The directive from the Prime Minister’s office will require federally-regulated institutions, pension funds, and government agencies to issue disclosures in line with the TCFD. In Canada, the federally regulated private sector (FRPS) consists of roughly 910,000 employees in the banking; transportation; telecommunications and broadcasting; postal and pipeline; and feed, flour, seed and grain industries. Canadian companies in these industries must align their reporting practices with the TCFD when the mandate takes effect in 2024.

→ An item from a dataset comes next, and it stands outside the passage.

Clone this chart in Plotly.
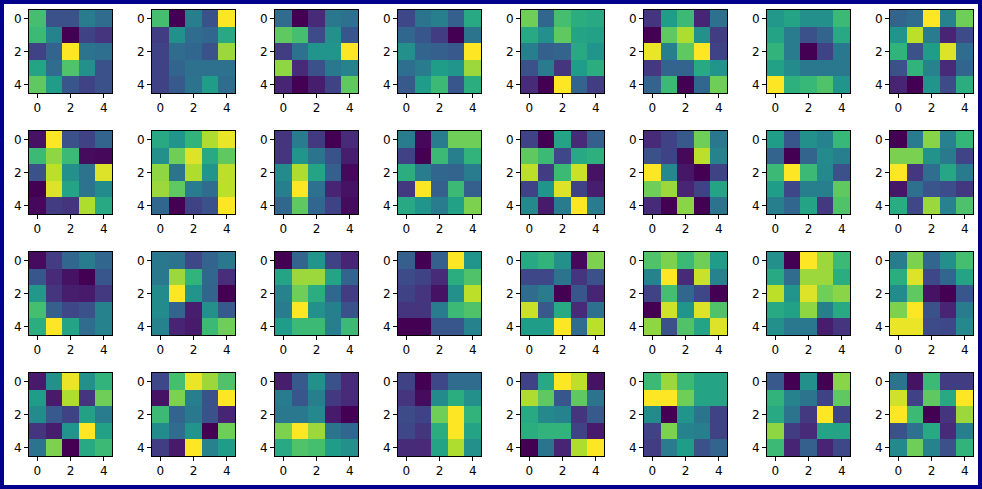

No detailed requirements have been specified in the mandate. However, we can expect the requirements to be similar to those adopted by the UK and the EU in their recent climate reporting legislations. Namely, companies within scope will have to meet the four pillars of the TCFD recommendations: governance of climate-related matters; climate adaptation strategies; management of climate risks; and the metrics and targets used to manage those risks and opportunities.
Under TCFD, disclosure of Scope 1 and 2 emissions are mandatory and likely to form part of Canada’s requirements, with Scope 3 disclosure potentially to be phased in due to the challenge of data collection. Given that the mandate is targeted at a cross section of the Canadian economy and public companies, it will have to be flexible enough to accommodate different sectors. Quite possibly, TCFD supplemental guidance will be used or referenced, providing sectoral guidance to Energy, Materials and Buildings, Transportation, and Agriculture, Food and Forest Products in addition to the financial sector.
Scenario analysis - projections of the future based on data and science - are a key recommendation under TCFD. Scenario analysis helps companies develop adaptation strategies in response to plausible future scenarios and to stress test the resilience of the business.
Climate-related risks and opportunities will need to be accounted for in companies’ enterprise risk management framework and the financial impacts from those risks should be included in the financial statements or annual filings.
Mandatory climate reporting provides the basis for understanding climate risks and opportunities, benchmarking mitigation plans and strategies, and progressing transition plans. A recognised international framework like the TCFD makes it easy to compare across entities and we can expect more G20 nations to follow suit.
New Zealand was the first G20 country to legislate mandatory TCFD reporting, followed by the UK and France. The US Securities and Exchange Commission is looking to adopt requirements this year as well. By volume, Japan ranks first for the number of TCFD-reporting companies.